The inquiry is whether the action taken “is purely arbitrary, whether or not it has a reasonable basis to rest upon, whether or not it is supported to any extent by the facts submitted to the board for its consideration; and if it shall be made to appear to the court that such action is purely arbitrary, or that it has no reasonable basis upon which to rest, or is unsupported by the facts laid before the board, the court may declare it null and void, and order it to be set aside.” West Jersey and Seashore Railroad Co. v. Public Utility Board, 87 N. J. L. 170; Erie Railroad Co. v. Public Utility Board, 89 Id. 57; affirmed, 90 Id. 672; Fornarotto v. Board of Public Utility Commissioners, 105 Id. 28; West Jersey and Seashore Railroad Co. v. Board of Public Utility Commissioners, 8 N. J. Mis.
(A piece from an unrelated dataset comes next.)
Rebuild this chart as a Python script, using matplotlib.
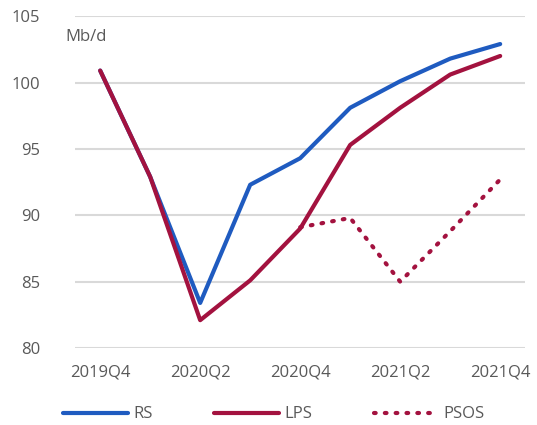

R. 212; affirmed, sub nom. Atlantic City Railroad Co. v. Board of Public Utility Commissioners, 109 N. J. L. 260; West Shore Railroad Co. v. Board of Public Utility Commissioners, 11 N. J. Mis. R. 149; affirmed, 112 N. J. L. 83; Pennsylvania Railroad Co. v. Board of Public Utility Commissioners, 13 N. J. Mis. R. 766. Vide R. S. 1937, 48:2-43 and 48:2-46. The legislature has committed the resolution of such questions to the experienced judgment of the Utility Board; and if the determination of that tribunal has a reasonable basis in the evidence, and is free of the vice of arbitrariness, this court cannot substitute its judgment therefor. Perth Amboy v. Board of Public Utility Commissioners, 98 N. J. L. 106.

The Utility Board was not concluded by the opinion expressed in 1929 that “the highway situation” at this point “should be limited to a single crossing of the railroad right-of-way.” The great increase of traffic since then demands new measures to meet the public need.

The judgment is accordingly affirmed, with costs.